许久我张开眼睛,看到萤幕里的两条肉虫激烈的交战着,我想像着如果是邬倩倩坐在我身上,如泣如诉的甩着那两颗罩杯的雪白索求着我再用力一点,那不知是怎样快活的事?
“啊……”我控制不住的仰首低吼着。从坚挺上传来的黑色丝袜触感,转变成致命快感贯通了我的脊髓,然后又化为电流似的冲回了暴胀之上。
这股强劲持续了数十秒,猛烈得让我几乎就要喘不过气来,冲得脑海一片空白。回过神来之后才想到不应该直接喷在里面,这样怎么清理呢?有点手忙脚乱的我把邬倩倩这条被我玷污的裤袜连同自己身上的工作服脱下扔进了换衣室之后,羞愧难当的离开了办公室!
离开了医院,驾驶着轿车,我的脑子里乱糟糟的,怎么会在医院做出那样的事情?我狠命的甩甩头,想到邬丽丽口中的王永昌,我有些咬牙切齿!
王永昌是一个的老板,在市算是有头有脸的人,以前他跟我关系不错,可是后来不知道为了什么就跟我疏远了,现在才知道,原来他接近我是另有目的,而他如愿的得到了谢芬芬的身体,所以也就没有必要跟我套近乎!
现在只有两种选择,要不就离婚,要不就继续和谢芬芬生活在一起。可是我无法接受自己被人在背后戳脊梁骨,就算别人不知道,我自己也过不去这个坎儿,打不开这个心结!
我的脑海中也掠过把此事告知王永昌的妻子聂梅的念头,但姓王的好像并不大在乎她的感受,如果妻子的情人真的是他,王永昌为了谢芬芬,他会毫不犹豫地舍弃聂梅,家花不如野花香啊,何况谢芬芬正值女人最美的年龄,聂梅已经人老珠黄,虽然保养得好,可她依旧没有谢芬芬水嫩,作为男人,王永昌绝对会抛弃糟糠之妻!如果真的是这样,那时他就会不管不顾地逼迫谢芬芬嫁给他。而且这种做法也太窝囊,太不像男子汉的作风。
我思来想去,一筹莫展,此事还须从长计议。
一路上,我感觉天塌了,地陷了,再坚贞的爱情,在和谐的婚姻,在现实面前,终究躲不过时间的洗礼。

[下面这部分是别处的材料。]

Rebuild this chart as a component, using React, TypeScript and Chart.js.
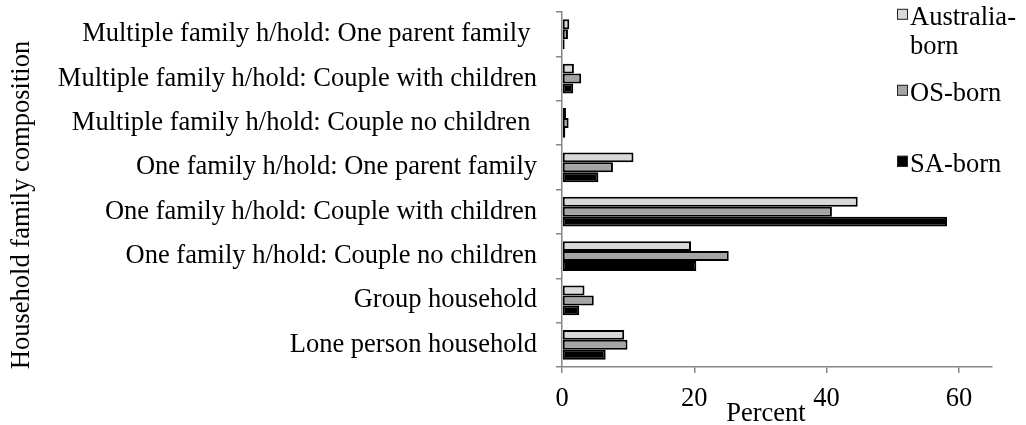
import React, { useEffect, useRef } from "react";
import { Chart, registerables } from "chart.js";

Chart.register(...registerables);

const categories = [
  "Multiple family h/hold: One parent family ",
  "Multiple family h/hold: Couple with children",
  "Multiple family h/hold: Couple no children ",
  "One family h/hold: One parent family",
  "One family h/hold: Couple with children",
  "One family h/hold: Couple no children",
  "Group household",
  "Lone person household",
];

const seriesNames = ["Australia-born", "OS-born", "SA-born"];
const australiaBorn = [1.1, 1.8, 0.6, 10.8, 44.7, 19.5, 3.4, 9.4];
const osBorn = [0.9, 2.9, 1.0, 7.7, 40.8, 25.2, 4.8, 9.9];
const saBorn = [0.4, 1.7, 0.5, 5.5, 58.2, 20.3, 2.6, 6.6];
const xTicks = [0, 20, 40, 60];
const xMax = 65;
const xTitle = "Percent";
const yTitle = "Household family composition";

const FONT_FAMILY = '"Liberation Serif", "Times New Roman", serif';
const FONT_SIZE = 26.5;
const AXIS_COLOR = "#868686";
const fills = ["#d9d9d9", "#a5a5a5", "#000000"];

const decorPlugin = {
  id: "decor",
  afterDraw(chart: any) {
    const ctx = chart.ctx;
    ctx.save();
    ctx.fillStyle = "#000";
    ctx.font = `${FONT_SIZE}px ${FONT_FAMILY}`;

    // x-axis title
    ctx.textAlign = "center";
    ctx.textBaseline = "alphabetic";
    ctx.fillText(xTitle, 766, 421);

    // y-axis title
    ctx.save();
    ctx.translate(22, 205);
    ctx.rotate(-Math.PI / 2);
    ctx.textAlign = "center";
    ctx.textBaseline = "middle";
    ctx.fillText(yTitle, 0, 0);
    ctx.restore();

    // legend
    const baselines = [25, 101, 172];
    const textX = 910;
    const maxW = 1026 - textX - 4;
    chart.data.datasets.forEach((ds: any, i: number) => {
      const base = baselines[i];
      const sq = 11;
      const sqY = base - 10.7 - sq / 2;
      ctx.fillStyle = ds.backgroundColor;
      ctx.fillRect(897, sqY, sq, sq);
      ctx.strokeStyle = "#222";
      ctx.lineWidth = 1;
      ctx.strokeRect(897.5, sqY + 0.5, sq - 1, sq - 1);
      ctx.fillStyle = "#000";
      ctx.font = `${FONT_SIZE}px ${FONT_FAMILY}`;
      ctx.textAlign = "left";
      ctx.textBaseline = "alphabetic";
      const label: string = ds.label;
      let lines = [label];
      if (ctx.measureText(label).width > maxW && label.includes("-")) {
        const k = label.indexOf("-");
        lines = [label.slice(0, k + 1), label.slice(k + 1)];
      }
      lines.forEach((ln, j) => ctx.fillText(ln, textX, base + j * 29));
    });
    ctx.restore();
  },
};

export default function App() {
  const ref = useRef<HTMLCanvasElement | null>(null);

  useEffect(() => {
    if (!ref.current) return;
    const values = [australiaBorn, osBorn, saBorn];
    const chart = new Chart(ref.current, {
      type: "bar",
      data: {
        labels: categories,
        datasets: seriesNames.map((name, i) => ({
          label: name,
          data: values[i],
          backgroundColor: fills[i],
          borderColor: "#000000",
          borderWidth: 2,
          borderSkipped: false,
          categoryPercentage: 0.67,
          barPercentage: 1.0,
        })),
      },
      options: {
        indexAxis: "y",
        responsive: true,
        maintainAspectRatio: false,
        animation: false,
        layout: { padding: { left: 0, top: 12, right: 34, bottom: 0 } },
        plugins: {
          legend: { display: false },
          tooltip: { enabled: false },
        },
        scales: {
          x: {
            type: "linear",
            min: 0,
            max: xMax,
            afterBuildTicks: (scale: any) => {
              scale.ticks = xTicks.map((v) => ({ value: v }));
            },
            afterFit: (scale: any) => {
              scale.height = 58;
              scale.paddingLeft = 0;
              scale.paddingRight = 0;
            },
            grid: {
              drawOnChartArea: false,
              drawTicks: true,
              tickLength: 6,
              color: AXIS_COLOR,
              lineWidth: 1.5,
            },
            border: { display: true, color: AXIS_COLOR, width: 1.5 },
            ticks: {
              color: "#000",
              padding: 10,
              font: { family: FONT_FAMILY, size: FONT_SIZE },
              maxRotation: 0,
            },
          },
          y: {
            type: "category",
            afterFit: (scale: any) => {
              scale.width = 562;
              scale.paddingTop = 0;
              scale.paddingBottom = 0;
            },
            grid: {
              drawOnChartArea: false,
              drawTicks: true,
              tickLength: 6,
              offset: true,
              color: AXIS_COLOR,
              lineWidth: 1.5,
            },
            border: { display: true, color: AXIS_COLOR, width: 1.5 },
            ticks: {
              color: "#000",
              padding: 19,
              font: { family: FONT_FAMILY, size: FONT_SIZE },
              autoSkip: false,
            },
          },
        },
      },
      plugins: [decorPlugin],
    });
    return () => chart.destroy();
  }, []);

  return (
    <div style={{ position: "absolute", left: 0, top: 0, width: 1026, height: 425, background: "#fff" }}>
      <canvas ref={ref} />
    </div>
  );
}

犹如此刻的我,曾经我也拥有一个幸福的家,拥有着远大的理想和抱负,可是一瞬间,万念俱灰!叶灿啊叶灿,你怎么这么窝囊?
我嘲笑自己,二十多年白活了!我很清楚自己现在的想法,王永昌就像一座大山般摆在我面前,要么我就铲平它,要么我就绕路走。
第一种选择有着鱼死网破的代价,他是大老板,我只是个医生,拼财力,我不如他,拼背景,我更不行!
拿着刀去捅他?犯法的事情我不会去做!难道就这么忍了?如果低头做人,我还算是男人么?我怀着一腔的绝望,愤恨和屈辱软软地靠在车座上,同时对自己的无能和怯懦深感羞耻。
妈的,不能继续这么窝囊下去,一定要跟她挑明!我就是太容忍,才会出现今天这样的事情!本来打算跟她好好过日子,这几年的积蓄也有了一丁点,乡下的祖业大哥根本不要,而且田地也快要被征用,那是一大笔钱,原本打算有了钱买套房子,然后再生个孩子,现在看来我太天真了!
我拿出电话打了出去,“谢芬芬,你和丽丽在哪呢?”
“老公,明天不是酒会么,我在给丽丽买衣服呢!”
“你别叫我老公,我受不起!”
“老公,你怎么了啊?”
“王永昌才是你老公吧?你是自己回来还是我去找你?谢芬芬,你跟王永昌的事隐瞒我这么久,是不是该给我一个交代?”我语气冰冷,强硬的说着。
电话那端突然没有了声音,沉默之中,谢芬芬挂掉了电话。
一行泪水从我的眼眶溢出,我发疯般的开上车直奔森茂大厦。半路上却遇到了谢芬芬。她的身边并没有小姨子,她也没有打的,只是步履缓慢的走着,好像巴不得路远些。神情也十分憔悴。
“你给我上来!”我把车一个急转弯,唰地停在她身边,打开车门吼叫道。
谢芬芬吓了一跳,身体一个趔趄,差点摔倒,她凄苦的笑了笑,把车门刚一关上,我就把车开出去了。我把车开到了市的中山公园,一路上,我一句话也没说。